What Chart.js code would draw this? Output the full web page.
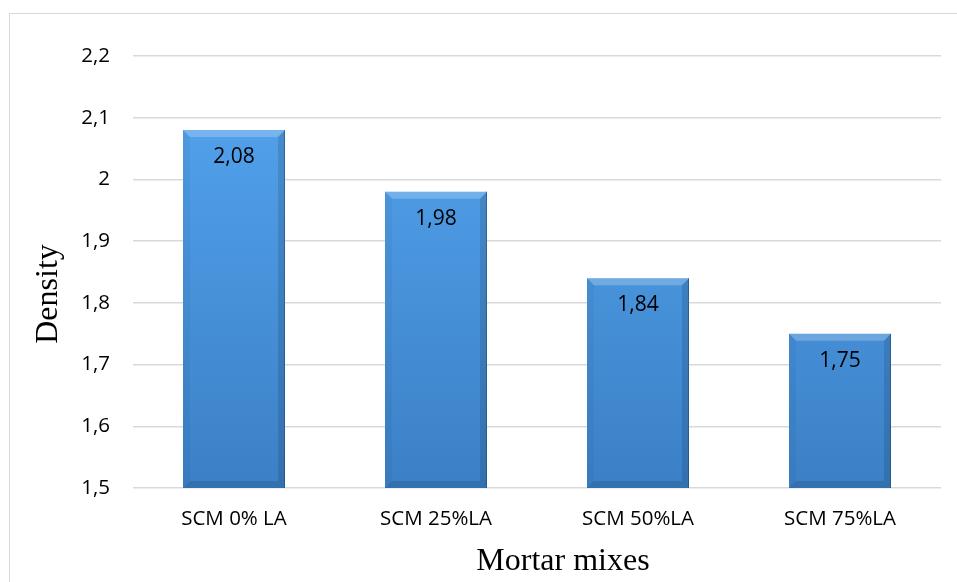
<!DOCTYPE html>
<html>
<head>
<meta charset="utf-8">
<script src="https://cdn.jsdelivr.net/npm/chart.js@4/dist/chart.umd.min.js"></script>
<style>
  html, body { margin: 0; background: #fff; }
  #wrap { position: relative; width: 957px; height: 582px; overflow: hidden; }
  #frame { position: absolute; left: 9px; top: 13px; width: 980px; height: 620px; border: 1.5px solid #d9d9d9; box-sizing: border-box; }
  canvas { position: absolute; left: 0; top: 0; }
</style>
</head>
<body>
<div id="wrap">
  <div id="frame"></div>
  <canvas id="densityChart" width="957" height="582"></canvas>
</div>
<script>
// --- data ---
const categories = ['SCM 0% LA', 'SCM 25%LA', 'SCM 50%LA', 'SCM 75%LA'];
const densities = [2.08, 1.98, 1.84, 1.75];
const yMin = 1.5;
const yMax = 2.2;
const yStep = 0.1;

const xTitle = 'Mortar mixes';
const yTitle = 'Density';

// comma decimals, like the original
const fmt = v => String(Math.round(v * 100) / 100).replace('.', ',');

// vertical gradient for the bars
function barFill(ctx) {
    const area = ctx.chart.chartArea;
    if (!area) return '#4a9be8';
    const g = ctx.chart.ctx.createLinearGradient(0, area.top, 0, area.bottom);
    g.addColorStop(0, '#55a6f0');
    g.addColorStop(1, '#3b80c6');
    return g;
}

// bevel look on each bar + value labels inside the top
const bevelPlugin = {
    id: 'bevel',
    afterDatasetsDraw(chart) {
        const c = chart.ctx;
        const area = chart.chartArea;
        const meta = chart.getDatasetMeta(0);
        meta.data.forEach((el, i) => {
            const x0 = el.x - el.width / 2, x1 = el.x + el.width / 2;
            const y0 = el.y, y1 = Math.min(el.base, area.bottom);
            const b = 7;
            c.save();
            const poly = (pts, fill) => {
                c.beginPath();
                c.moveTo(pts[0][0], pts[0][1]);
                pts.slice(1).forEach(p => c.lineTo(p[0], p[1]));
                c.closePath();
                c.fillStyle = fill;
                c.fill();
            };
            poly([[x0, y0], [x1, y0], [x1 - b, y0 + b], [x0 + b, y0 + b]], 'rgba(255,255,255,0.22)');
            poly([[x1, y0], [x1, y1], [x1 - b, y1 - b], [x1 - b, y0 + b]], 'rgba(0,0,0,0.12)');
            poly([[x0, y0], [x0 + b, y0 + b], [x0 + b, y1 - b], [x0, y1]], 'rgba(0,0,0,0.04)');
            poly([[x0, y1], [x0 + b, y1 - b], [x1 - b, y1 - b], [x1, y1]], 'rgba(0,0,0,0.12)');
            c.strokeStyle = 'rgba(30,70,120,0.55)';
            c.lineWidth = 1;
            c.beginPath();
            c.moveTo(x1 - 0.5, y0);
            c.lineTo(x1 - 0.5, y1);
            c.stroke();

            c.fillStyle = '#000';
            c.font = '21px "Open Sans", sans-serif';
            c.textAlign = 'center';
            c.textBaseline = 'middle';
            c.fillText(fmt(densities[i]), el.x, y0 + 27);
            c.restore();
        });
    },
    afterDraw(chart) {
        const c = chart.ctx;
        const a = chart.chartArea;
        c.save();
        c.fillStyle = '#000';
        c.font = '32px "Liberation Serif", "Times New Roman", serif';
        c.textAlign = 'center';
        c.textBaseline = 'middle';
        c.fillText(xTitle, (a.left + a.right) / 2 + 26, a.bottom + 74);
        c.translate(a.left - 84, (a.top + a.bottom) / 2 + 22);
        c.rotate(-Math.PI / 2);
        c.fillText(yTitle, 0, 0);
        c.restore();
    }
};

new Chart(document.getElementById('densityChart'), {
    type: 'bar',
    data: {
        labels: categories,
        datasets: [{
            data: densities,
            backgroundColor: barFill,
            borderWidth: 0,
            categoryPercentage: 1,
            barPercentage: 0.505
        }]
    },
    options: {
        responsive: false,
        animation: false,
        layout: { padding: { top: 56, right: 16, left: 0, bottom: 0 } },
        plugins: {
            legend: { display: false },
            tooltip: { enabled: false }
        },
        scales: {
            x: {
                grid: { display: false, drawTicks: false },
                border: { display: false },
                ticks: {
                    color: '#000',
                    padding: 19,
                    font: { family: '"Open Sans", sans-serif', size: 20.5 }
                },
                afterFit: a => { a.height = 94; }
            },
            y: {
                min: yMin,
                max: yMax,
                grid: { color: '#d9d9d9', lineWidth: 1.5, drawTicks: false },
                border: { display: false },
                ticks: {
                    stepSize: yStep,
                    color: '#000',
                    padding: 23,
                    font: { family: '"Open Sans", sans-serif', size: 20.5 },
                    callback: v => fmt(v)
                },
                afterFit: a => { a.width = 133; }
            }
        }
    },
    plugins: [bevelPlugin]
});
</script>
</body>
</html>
|---|
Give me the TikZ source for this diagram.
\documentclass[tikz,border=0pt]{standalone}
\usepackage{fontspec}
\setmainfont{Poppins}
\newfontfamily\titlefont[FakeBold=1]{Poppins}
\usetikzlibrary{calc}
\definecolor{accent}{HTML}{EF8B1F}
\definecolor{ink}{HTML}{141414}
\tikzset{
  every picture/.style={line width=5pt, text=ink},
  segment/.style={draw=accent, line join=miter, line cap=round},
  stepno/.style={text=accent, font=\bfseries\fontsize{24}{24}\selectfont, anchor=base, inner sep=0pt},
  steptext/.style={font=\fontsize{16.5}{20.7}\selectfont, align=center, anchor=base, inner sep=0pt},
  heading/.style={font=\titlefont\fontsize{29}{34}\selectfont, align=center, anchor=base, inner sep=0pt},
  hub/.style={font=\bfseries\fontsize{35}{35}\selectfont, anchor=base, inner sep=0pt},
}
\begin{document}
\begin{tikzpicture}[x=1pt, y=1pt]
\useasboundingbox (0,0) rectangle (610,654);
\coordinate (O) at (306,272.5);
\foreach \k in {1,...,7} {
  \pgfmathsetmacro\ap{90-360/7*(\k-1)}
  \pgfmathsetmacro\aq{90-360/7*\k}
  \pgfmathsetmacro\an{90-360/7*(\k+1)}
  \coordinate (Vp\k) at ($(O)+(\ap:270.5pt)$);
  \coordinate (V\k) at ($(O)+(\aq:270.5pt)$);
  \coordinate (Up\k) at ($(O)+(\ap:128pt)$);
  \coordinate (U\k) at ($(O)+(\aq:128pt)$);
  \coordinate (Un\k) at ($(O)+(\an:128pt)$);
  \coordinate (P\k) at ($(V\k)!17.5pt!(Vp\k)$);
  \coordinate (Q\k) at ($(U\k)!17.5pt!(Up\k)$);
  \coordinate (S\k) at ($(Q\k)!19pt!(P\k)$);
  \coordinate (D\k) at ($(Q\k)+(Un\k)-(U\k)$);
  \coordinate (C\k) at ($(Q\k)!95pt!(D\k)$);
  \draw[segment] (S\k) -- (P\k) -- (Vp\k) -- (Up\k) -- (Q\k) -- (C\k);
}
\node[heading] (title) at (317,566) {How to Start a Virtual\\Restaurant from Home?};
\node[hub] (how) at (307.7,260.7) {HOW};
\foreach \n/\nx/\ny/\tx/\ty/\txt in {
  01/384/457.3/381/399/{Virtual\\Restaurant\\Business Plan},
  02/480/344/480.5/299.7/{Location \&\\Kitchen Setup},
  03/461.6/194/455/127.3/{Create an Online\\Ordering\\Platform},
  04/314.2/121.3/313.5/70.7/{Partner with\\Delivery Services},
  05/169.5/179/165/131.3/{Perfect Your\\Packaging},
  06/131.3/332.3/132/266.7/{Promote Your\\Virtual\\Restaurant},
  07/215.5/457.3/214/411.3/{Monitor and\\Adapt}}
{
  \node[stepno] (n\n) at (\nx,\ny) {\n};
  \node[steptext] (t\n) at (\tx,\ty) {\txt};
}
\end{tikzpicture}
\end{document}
|---|
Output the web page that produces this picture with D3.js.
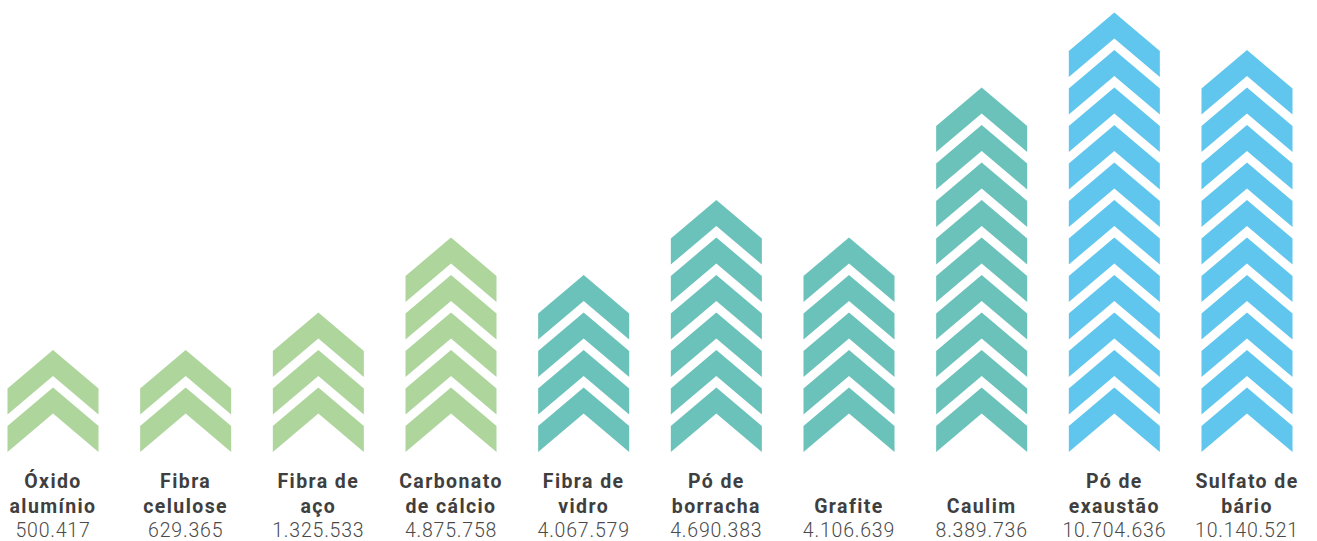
|---|
## What is being asked
Work out how many lines of the data hold the string "Output". Reply with that number alone.

## Final result
2